One of the most interesting things about this genre is that historical events seem to play a key role in them. Most romantic historical fiction uses history only as a colourful backdrop (costumes, manners, traditions, etc.) for romance: think the Regency period in England or the antebellum South in the U.S. In kitchen sink romance historical events assume the roles that characters would in other kinds of romantic fiction; they influence, for good and bad, the paths characters choose or have chosen for them.

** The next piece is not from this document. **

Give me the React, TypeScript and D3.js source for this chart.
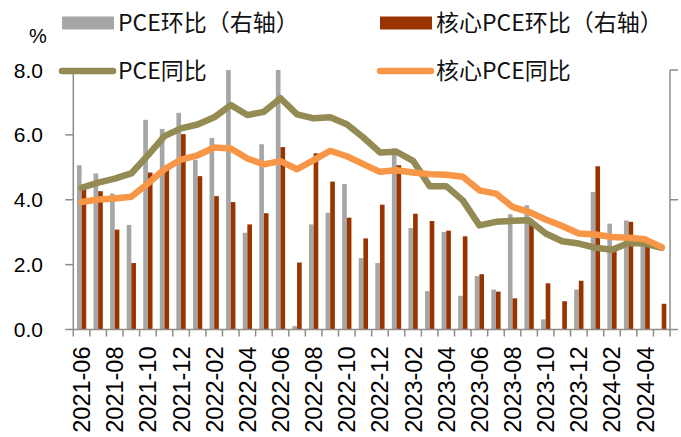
import React, { useRef, useEffect } from 'react';
import * as d3 from 'd3';

const width = 681;
const height = 437;

// months 2021-06 .. 2024-05
const months = [
  '2021-06', '2021-07', '2021-08', '2021-09', '2021-10', '2021-11', '2021-12',
  '2022-01', '2022-02', '2022-03', '2022-04', '2022-05', '2022-06', '2022-07', '2022-08', '2022-09', '2022-10', '2022-11', '2022-12',
  '2023-01', '2023-02', '2023-03', '2023-04', '2023-05', '2023-06', '2023-07', '2023-08', '2023-09', '2023-10', '2023-11', '2023-12',
  '2024-01', '2024-02', '2024-03', '2024-04', '2024-05'
];

// PCE环比 (right axis)
const pceMom = [
  0.633, 0.601, 0.524, 0.403, 0.808, 0.773, 0.835, 0.654, 0.738, 1.0, 0.373, 0.714,
  1.0, 0.013, 0.405, 0.45, 0.561, 0.275, 0.256, 0.698, 0.391, 0.148, 0.376, 0.13,
  0.206, 0.154, 0.444, 0.479, 0.039, -0.01, 0.154, 0.53, 0.408, 0.42, 0.331, 0.0
];

// 核心PCE环比 (right axis)
const corePceMom = [
  0.556, 0.533, 0.385, 0.256, 0.605, 0.633, 0.753, 0.591, 0.514, 0.491, 0.405, 0.448,
  0.703, 0.258, 0.679, 0.57, 0.431, 0.351, 0.481, 0.633, 0.446, 0.418, 0.381, 0.359,
  0.213, 0.146, 0.12, 0.408, 0.178, 0.109, 0.188, 0.629, 0.305, 0.415, 0.318, 0.099
];

// PCE同比
const pceYoy = [
  4.37, 4.53, 4.65, 4.81, 5.37, 5.96, 6.2, 6.32, 6.54, 6.92, 6.61, 6.71,
  7.13, 6.63, 6.51, 6.54, 6.33, 5.92, 5.46, 5.48, 5.2, 4.42, 4.42, 3.98,
  3.21, 3.32, 3.35, 3.37, 2.96, 2.72, 2.65, 2.52, 2.46, 2.67, 2.65, 2.52
];

// 核心PCE同比
const corePceYoy = [
  3.93, 4.01, 4.04, 4.09, 4.5, 4.94, 5.24, 5.37, 5.61, 5.58, 5.27, 5.09,
  5.19, 4.94, 5.22, 5.51, 5.34, 5.1, 4.86, 4.91, 4.84, 4.79, 4.77, 4.71,
  4.29, 4.19, 3.78, 3.62, 3.39, 3.19, 2.96, 2.93, 2.85, 2.83, 2.78, 2.54
];

const leftTicks = [0, 2, 4, 6, 8];
const rightTicks = [0, 0.5, 1];

const GRAY = '#a6a6a6';
const RUST = '#993300';
const OLIVE = '#948a54';
const ORANGE = '#f79646';
const AXIS = '#8c8c8c';
const CJK = '"Noto Sans CJK SC", "Noto Sans", sans-serif';

export default function App() {
  const ref = useRef<SVGSVGElement>(null);

  useEffect(() => {
    const svg = d3.select(ref.current);
    svg.selectAll('*').remove();

    const margin = { top: 70, right: 11, bottom: 107.5, left: 73.3 };
    const x = d3.scaleBand<string>()
      .domain(months)
      .range([margin.left, width - margin.right])
      .padding(0);
    const yL = d3.scaleLinear().domain([0, 8]).range([height - margin.bottom, margin.top]);
    const yR = d3.scaleLinear().domain([0, 1]).range([height - margin.bottom, margin.top]);
    const bw = x.bandwidth() * 0.28;
    const cx = (m: string) => (x(m) as number) + x.bandwidth() / 2;

    // clip for the plot area
    svg.append('defs').append('clipPath').attr('id', 'plotclip')
      .append('rect')
      .attr('x', margin.left).attr('y', margin.top)
      .attr('width', width - margin.left - margin.right)
      .attr('height', height - margin.top - margin.bottom);

    // bars
    const bars = svg.append('g').attr('clip-path', 'url(#plotclip)');
    bars.selectAll('rect.pce')
      .data(pceMom)
      .enter()
      .append('rect')
      .attr('class', 'pce')
      .attr('x', (d, i) => cx(months[i]) - bw)
      .attr('y', d => yR(Math.max(0, d)))
      .attr('width', bw)
      .attr('height', d => Math.abs(yR(d) - yR(0)))
      .attr('fill', GRAY);
    bars.selectAll('rect.core')
      .data(corePceMom)
      .enter()
      .append('rect')
      .attr('class', 'core')
      .attr('x', (d, i) => cx(months[i]))
      .attr('y', d => yR(Math.max(0, d)))
      .attr('width', bw)
      .attr('height', d => Math.abs(yR(d) - yR(0)))
      .attr('fill', RUST);

    // axes
    const axisG = svg.append('g').attr('stroke', AXIS).attr('stroke-width', 1.5);
    axisG.append('line')
      .attr('x1', margin.left).attr('x2', margin.left)
      .attr('y1', yL(8)).attr('y2', yL(0));
    axisG.selectAll('line.lt')
      .data(leftTicks)
      .enter()
      .append('line')
      .attr('x1', margin.left - 8).attr('x2', margin.left)
      .attr('y1', d => yL(d)).attr('y2', d => yL(d));
    axisG.append('line')
      .attr('x1', width - margin.right).attr('x2', width - margin.right)
      .attr('y1', yR(1)).attr('y2', yR(0));
    axisG.selectAll('line.rt')
      .data(rightTicks)
      .enter()
      .append('line')
      .attr('x1', width - margin.right).attr('x2', width - margin.right + 8)
      .attr('y1', d => yR(d)).attr('y2', d => yR(d));
    axisG.append('line')
      .attr('x1', margin.left).attr('x2', width - margin.right)
      .attr('y1', yL(0)).attr('y2', yL(0));
    axisG.selectAll('line.xt')
      .data(months.concat(['end']))
      .enter()
      .append('line')
      .attr('x1', (d, i) => margin.left + i * x.bandwidth())
      .attr('x2', (d, i) => margin.left + i * x.bandwidth())
      .attr('y1', yL(0)).attr('y2', yL(0) + 7);

    svg.selectAll('text.yl')
      .data(leftTicks)
      .enter()
      .append('text')
      .attr('x', 43)
      .attr('y', d => yL(d))
      .attr('dy', '0.36em')
      .attr('text-anchor', 'end')
      .attr('font-family', '"Liberation Sans", Arial, sans-serif')
      .attr('font-size', 21)
      .attr('fill', '#000')
      .text(d => d3.format('.1f')(d));

    svg.selectAll('text.xl')
      .data(months.filter((m, i) => i % 2 === 0))
      .enter()
      .append('text')
      .attr('transform', d => 'translate(' + cx(d) + ',' + (yL(0) + 17) + ') rotate(-90)')
      .attr('dy', '0.36em')
      .attr('text-anchor', 'end')
      .attr('font-family', '"Liberation Sans", Arial, sans-serif')
      .attr('font-size', 23.5)
      .attr('fill', '#000')
      .text(d => d);

    // lines
    const lineGen = d3.line<number>()
      .x((d, i) => cx(months[i]))
      .y(d => yL(d));
    svg.append('path')
      .datum(pceYoy)
      .attr('fill', 'none')
      .attr('stroke', OLIVE)
      .attr('stroke-width', 6.5)
      .attr('stroke-linejoin', 'round')
      .attr('stroke-linecap', 'round')
      .attr('d', lineGen);
    svg.append('path')
      .datum(corePceYoy)
      .attr('fill', 'none')
      .attr('stroke', ORANGE)
      .attr('stroke-width', 6.5)
      .attr('stroke-linejoin', 'round')
      .attr('stroke-linecap', 'round')
      .attr('d', lineGen);

    // unit
    svg.append('text')
      .attr('x', 29).attr('y', 36).attr('dy', '0.36em')
      .attr('font-family', '"Liberation Sans", Arial, sans-serif')
      .attr('font-size', 20)
      .text('%');

    // legend
    const legend = [
      { label: 'PCE环比（右轴）', type: 'rect', color: GRAY, x: 62, y: 23 },
      { label: '核心PCE环比（右轴）', type: 'rect', color: RUST, x: 380, y: 23 },
      { label: 'PCE同比', type: 'line', color: OLIVE, x: 62, y: 71 },
      { label: '核心PCE同比', type: 'line', color: ORANGE, x: 380, y: 71 }
    ];
    const lg = svg.append('g');
    legend.forEach(l => {
      if (l.type === 'rect') {
        lg.append('rect')
          .attr('x', l.x).attr('y', l.y - 6.5)
          .attr('width', 52).attr('height', 13)
          .attr('fill', l.color);
      } else {
        lg.append('line')
          .attr('x1', l.x).attr('x2', l.x + 51)
          .attr('y1', l.y).attr('y2', l.y)
          .attr('stroke', l.color)
          .attr('stroke-width', 6.5)
          .attr('stroke-linecap', 'round');
      }
      lg.append('text')
        .attr('x', l.x + 56).attr('y', l.y)
        .attr('dy', '0.36em')
        .attr('font-family', CJK)
        .attr('font-size', 23)
        .attr('fill', '#111')
        .text(l.label);
    });
  }, []);

  return (
    <svg
      ref={ref}
      width={width}
      height={height}
      style={{ position: 'absolute', left: 0, top: 0, background: '#fff' }}
    />
  );
}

But the most fascinating aspect of this genre is the role that work plays in it. Having a job, keeping a job, getting a job, or losing a job is of crucial importance in these stories. These are not characters who take a steady income for granted. In fact, many of these novels seem to be as much about work as they do about romance. And these aren't rags-to-riches stories. At most they're rags to ready-to-wear stories. This genre states that employment, or the lack of it, has as much of a role in romantic fiction as good looks, nice clothes, and a winning personality. Even modern literary fiction rarely has anything to say about the importance of work, especially the kind that's paid by the hour.

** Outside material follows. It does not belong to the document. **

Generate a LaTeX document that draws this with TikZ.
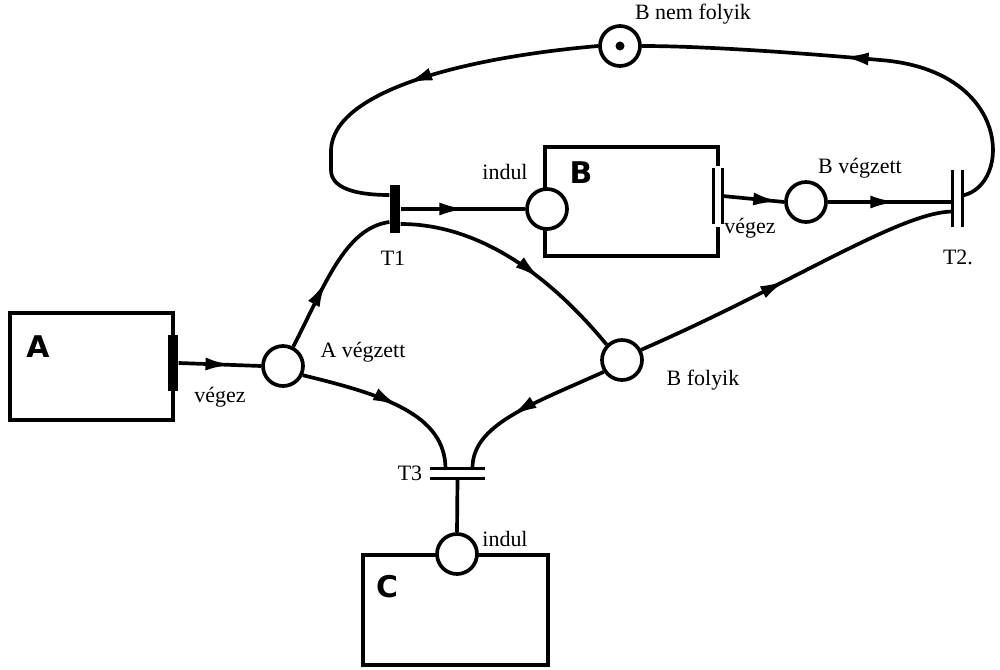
\documentclass[tikz,border=0pt]{standalone}
\usepackage{fontspec}
\setmainfont{Liberation Serif}
\newfontfamily\handfont{DejaVu Sans}
\usetikzlibrary{arrows.meta,decorations.markings,calc}

\tikzset{
  net/.style={line width=2.1pt},
  place/.style={circle, draw, line width=2.1pt, fill=white, minimum size=0.8cm, inner sep=0pt},
  solidbar/.style={fill=black, draw=none, inner sep=0pt, minimum width=0.21cm},
  twinbar/.style={draw=none, inner sep=0pt},
  barline/.style={line width=1.7pt},
  lbl/.style={font=\fontsize{12.5}{12.5}\selectfont, inner sep=1pt},
  boxname/.style={font=\handfont\bfseries\fontsize{17}{17}\selectfont, inner sep=0pt},
  flow/.style={line width=2.1pt,
    decoration={markings, mark=at position #1 with {\arrow{Latex[length=0.52cm,width=0.26cm]}}},
    postaction={decorate}},
  flow/.default=0.5,
  box/.style={line width=2.2pt, line join=miter},
}

\begin{document}
\begin{tikzpicture}[x=0.02cm,y=-0.02cm]
\useasboundingbox (0,0) rectangle (1000,669);

% subsystem boxes
\draw[box] (10,313) rectangle (173,420);
\draw[box] (718,166) -- (718,147) -- (545,147) -- (545,256) -- (718,256) -- (718,227);
\draw[box] (363,555) rectangle (548,665);

\node[boxname] (nA) at (38,347) {A};
\node[boxname] (nB) at (581,173) {B};
\node[boxname] (nC) at (387,587) {C};

% places
\node[place] (bnf) at (620,46) {};
\fill (bnf.center) circle[radius=0.09cm];
\node[place] (bin) at (547,209) {};
\node[place] (bvz) at (806,202) {};
\node[place] (awz) at (283,366) {};
\node[place] (bfo) at (622,360) {};
\node[place] (cin) at (457,554) {};

% transitions
\node[solidbar, minimum height=0.96cm] (t1) at (395,209) {};
\node[solidbar, minimum height=1.14cm] (av) at (173,363) {};
\node[twinbar, minimum width=0.17cm, minimum height=1.12cm] (bv) at (718,196) {};
\draw[barline] (bv.north west) -- (bv.south west) (bv.north east) -- (bv.south east);
\node[twinbar, minimum width=0.19cm, minimum height=1.14cm] (t2) at (957.5,198.5) {};
\draw[barline] (t2.north west) -- (t2.south west) (t2.north east) -- (t2.south east);
\node[twinbar, minimum width=1.1cm, minimum height=0.19cm] (t3) at (457.5,473.5) {};
\draw[barline] (t3.north west) -- (t3.north east) (t3.south west) -- (t3.south east);

% arcs
\draw[flow=0.5] (bnf.west) .. controls (460,58) and (333,92) .. (331,150) -- (331,170)
  .. controls (331,188) and (355,195) .. ($(t1.west)+(0,-14)$);
\draw[flow=0.52] (t1.east) -- (bin.west);
\draw[flow=0.62] ($(t1.east)+(0,15)$) .. controls (475,224) and (545,270) .. (bfo.north west);
\draw[flow=0.45] (awz.62) .. controls (325,285) and (345,228) .. ($(t1.west)+(0,13)$);
\draw[flow=0.64] (av.east) -- (awz.west);
\draw[flow=0.92] (bv.east) -- (bvz.west);
\draw[flow=0.55] (bvz.east) -- ($(t2.west)+(0,3.5)$);
\draw[flow=0.47] (bfo.28) .. controls (790,285) and (900,212) .. ($(t2.west)+(0,13)$);
\draw[flow=0.56] ($(t2.east)+(0,-3)$) .. controls (1012,185) and (1012,70) .. (880,60)
  .. controls (790,52) and (700,46) .. (bnf.east);
\draw[flow=0.55] (awz.-25) .. controls (385,395) and (445,415) .. ($(t3.north)+(-12,0)$);
\draw[flow=0.6] (bfo.213) .. controls (530,405) and (472,425) .. ($(t3.north)+(15,0)$);
\draw[net] (t3.south) -- (cin.north);

% labels
\node[lbl] (lbnf) at (693,14) {B nem folyik};
\node[lbl] (lbin) at (505,172) {indul};
\node[lbl] (lbv) at (750,228) {végez};
\node[lbl] (lbvz) at (860,168) {B végzett};
\node[lbl] (lt1) at (393,258) {T1};
\node[lbl] (lt2) at (958,257) {T2.};
\node[lbl] (lawz) at (363,352) {A végzett};
\node[lbl] (lav) at (220,397) {végez};
\node[lbl] (lbfo) at (703,380) {B folyik};
\node[lbl] (lt3) at (410,473) {T3};
\node[lbl] (lcin) at (505,539) {indul};
\end{tikzpicture}
\end{document}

Kitchen sink romance stands in stark contrast in this regard to almost all other romantic fiction. Most romantic historical fiction revolves around women getting their hooks into titled plutocrats, or winning their rightful (and juicy) inheritance and marrying Lord Wavy-Chesthair. Contemporary romantic fiction is even worse. Harlequin publishes a line of romance novels that's entirely devoted to stories of 9-5 women landing millionaires or billionaires, and urban romances (code for fiction for African-American women) are all about poor women snagging rich pro athletes or even richer hip-hop artists.

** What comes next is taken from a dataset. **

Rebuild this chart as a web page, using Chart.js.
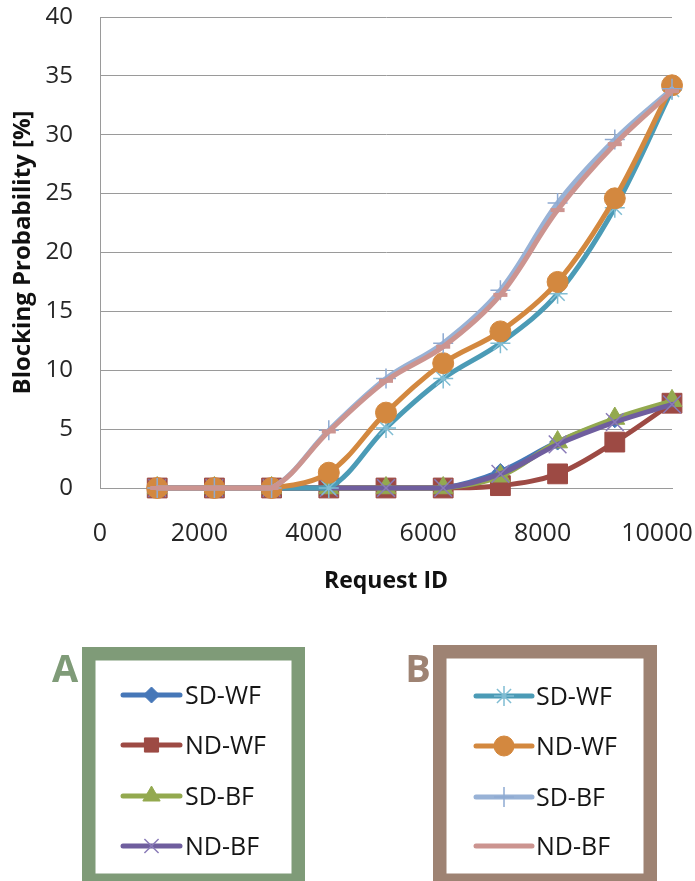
<!DOCTYPE html>
<html>
<head>
<meta charset="utf-8">
<title>Blocking probability vs request ID</title>
<script src="https://cdn.jsdelivr.net/npm/chart.js@4.4.1/dist/chart.umd.min.js"></script>
<style>
  html, body { margin: 0; padding: 0; background: #fff; }
  #wrap { position: relative; width: 695px; height: 881px; }
</style>
</head>
<body>
<div id="wrap"><canvas id="chart"></canvas></div>
<script>
const requestIds = [1000, 2000, 3000, 4000, 5000, 6000, 7000, 8000, 9000, 10000];
const xTicks = [0, 2000, 4000, 6000, 8000, 10000];
const yTicks = [0, 5, 10, 15, 20, 25, 30, 35, 40];

// group A
const aSdWf = [0, 0, 0, 0, 0, 0, 1.4, 3.9, 5.8, 7.3];
const aNdWf = [0, 0, 0, 0, 0, 0, 0.2, 1.2, 3.9, 7.2];
const aSdBf = [0, 0, 0, 0, 0, 0, 1.0, 3.9, 5.9, 7.4];
const aNdBf = [0, 0, 0, 0, 0, 0, 1.2, 3.7, 5.6, 7.1];

// group B
const bSdWf = [0, 0, 0, 0, 5.1, 9.3, 12.3, 16.5, 23.8, 33.8];
const bNdWf = [0, 0, 0, 1.3, 6.4, 10.6, 13.3, 17.5, 24.6, 34.2];
const bSdBf = [0, 0, 0, 4.9, 9.3, 12.3, 16.8, 24.2, 29.6, 33.9];
const bNdBf = [0, 0, 0, 4.8, 9.1, 12.0, 16.4, 23.6, 29.2, 33.7];

const FONT = "'Open Sans', 'DejaVu Sans', sans-serif";
Chart.defaults.font.family = FONT;

function series(label, values, color, style, radius, markerColor, markerWidth) {
  return {
    label: label,
    data: requestIds.map((x, i) => ({ x: x, y: values[i] })),
    borderColor: color,
    backgroundColor: markerColor || color,
    pointBackgroundColor: markerColor || color,
    pointBorderColor: markerColor || color,
    pointBorderWidth: markerWidth || 1,
    pointStyle: style,
    pointRadius: radius,
    borderWidth: 5,
    borderCapStyle: 'round',
    borderJoinStyle: 'round',
    tension: 0.35,
    clip: false,
  };
}

const datasets = [
  series('SD-WF', aSdWf, '#4677b8', 'rectRot', 8),
  series('ND-WF', aNdWf, '#9d4a44', 'rect', 14),
  series('SD-BF', aSdBf, '#93a94f', 'triangle', 11.5),
  series('ND-BF', aNdBf, '#6f5e9e', 'crossRot', 12.5, '#8a7bb8', 1.5),
  series('SD-WF', bSdWf, '#4b9bb6', 'star', 10, '#80bdd3', 1.5),
  series('ND-WF', bNdWf, '#d3883f', 'circle', 10.5),
  series('SD-BF', bSdBf, '#98b2d6', 'cross', 10, '#8eaad2', 1.5),
  series('ND-BF', bNdBf, '#cc9490', 'line', 7, '#cc9490', 4),
];
// later series sit on top
datasets.forEach((d, i) => { d.order = datasets.length - 1 - i; });

// the two framed legend blocks under the plot
const legendGroups = [
  { letter: 'A', color: '#7f9b78', box: [82, 647, 223, 240], letterX: 65,
    lineFrom: 123, lineTo: 180, textX: 185, rows: [695, 745, 796, 846], members: [0, 1, 2, 3] },
  { letter: 'B', color: '#9e8373', box: [433, 645, 224, 242], letterX: 418,
    lineFrom: 476, lineTo: 532, textX: 536, rows: [696, 746, 797, 846], members: [4, 5, 6, 7] },
];

const groupLegends = {
  id: 'groupLegends',
  afterDraw(chart) {
    const ctx = chart.ctx;
    const bw = 13.5;
    ctx.save();
    legendGroups.forEach((g) => {
      const [x, y, w, h] = g.box;
      ctx.strokeStyle = g.color;
      ctx.lineWidth = bw;
      ctx.strokeRect(x + bw / 2, y + bw / 2, w - bw, h - bw);

      ctx.fillStyle = g.color;
      ctx.font = 'bold 38px ' + FONT;
      ctx.textAlign = 'center';
      ctx.textBaseline = 'alphabetic';
      ctx.fillText(g.letter, g.letterX, 682);

      g.members.forEach((di, r) => {
        const ds = chart.data.datasets[di];
        const cy = g.rows[r];
        ctx.strokeStyle = ds.borderColor;
        ctx.lineWidth = 5;
        ctx.lineCap = 'round';
        ctx.beginPath();
        ctx.moveTo(g.lineFrom, cy);
        ctx.lineTo(g.lineTo, cy);
        ctx.stroke();

        if (Chart.helpers && Chart.helpers.drawPoint) {
          ctx.fillStyle = ds.pointBackgroundColor;
          ctx.strokeStyle = ds.pointBorderColor;
          ctx.lineWidth = ds.pointBorderWidth;
          ctx.lineCap = 'butt';
          Chart.helpers.drawPoint(ctx, {
            pointStyle: ds.pointStyle,
            rotation: 0,
            radius: Math.min(ds.pointRadius, 10),
            borderWidth: ds.pointBorderWidth,
          }, (g.lineFrom + g.lineTo) / 2, cy);
        }

        ctx.fillStyle = '#151515';
        ctx.font = '25px ' + FONT;
        ctx.textAlign = 'left';
        ctx.textBaseline = 'middle';
        ctx.fillText(ds.label, g.textX, cy + 2);
      });
    });
    ctx.restore();
  }
};

// every x tick label except "0" sits a little left of its tick
const xLabelShift = -15;
const tickLabelShift = {
  id: 'tickLabelShift',
  afterLayout(chart) {
    const scale = chart.scales.x;
    if (!scale.getLabelItems) return;
    scale.getLabelItems().forEach((item, i) => {
      const t = scale.ticks[i];
      if (t && t.value !== 0 && item.options && item.options.translation) {
        item.options.translation[0] += xLabelShift;
      }
    });
  }
};

new Chart(document.getElementById('chart'), {
  type: 'line',
  data: { datasets: datasets },
  plugins: [tickLabelShift, groupLegends],
  options: {
    responsive: true,
    maintainAspectRatio: false,
    animation: false,
    events: [],
    layout: { padding: { left: 0, right: 23, top: 17, bottom: 286 } },
    plugins: {
      legend: { display: false },
      tooltip: { enabled: false },
    },
    scales: {
      x: {
        type: 'linear',
        min: 0,
        max: 10000,
        afterBuildTicks: (scale) => { scale.ticks = xTicks.map((v) => ({ value: v })); },
        afterFit: (scale) => { scale.paddingLeft = 0; scale.paddingRight = 0; scale.height = 107; },
        grid: { display: false, drawTicks: false },
        border: { display: true, color: '#9a9a9a', width: 1 },
        ticks: {
          padding: 31,
          maxRotation: 0,
          color: '#262626',
          font: { size: 25 },
          callback: (v) => String(v),
        },
        title: {
          display: true,
          text: 'Request ID',
          color: '#111',
          font: { size: 23, weight: 'bold' },
          padding: { top: 0, bottom: 0 },
        },
      },
      y: {
        min: 0,
        max: 40,
        afterBuildTicks: (scale) => { scale.ticks = yTicks.map((v) => ({ value: v })); },
        afterFit: (scale) => { scale.width = 100; scale.paddingTop = 0; scale.paddingBottom = 0; },
        grid: { color: '#9a9a9a', lineWidth: 1, drawTicks: false },
        border: { display: true, color: '#9a9a9a', width: 1 },
        ticks: {
          padding: 27,
          color: '#262626',
          font: { size: 24 },
        },
        title: {
          display: true,
          text: 'Blocking Probability [%]',
          color: '#111',
          font: { size: 24, weight: 'bold' },
          padding: { top: 9, bottom: 0 },
        },
      },
    },
  },
});
</script>
</body>
</html>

Interestingly, there is no equivalent to kitchen sink romance in the U.S. Not even close. I think this points out the absolute horror Americans have of the concept of poverty or menial labour. To an American, being at or below the bottom rung of the economic ladder signifies a personal failure, not the result of specific economic conditions. Kitchen sink romance takes a more holistic look at romance, seeing it as something that can't be separated from work and current events. Having read passages from a few of these books I can't say that there's any deathless prose in this genre, but, unlike virtually all other romantic fiction, kitchen sink romance clearly isn't afraid to acknowledge reality.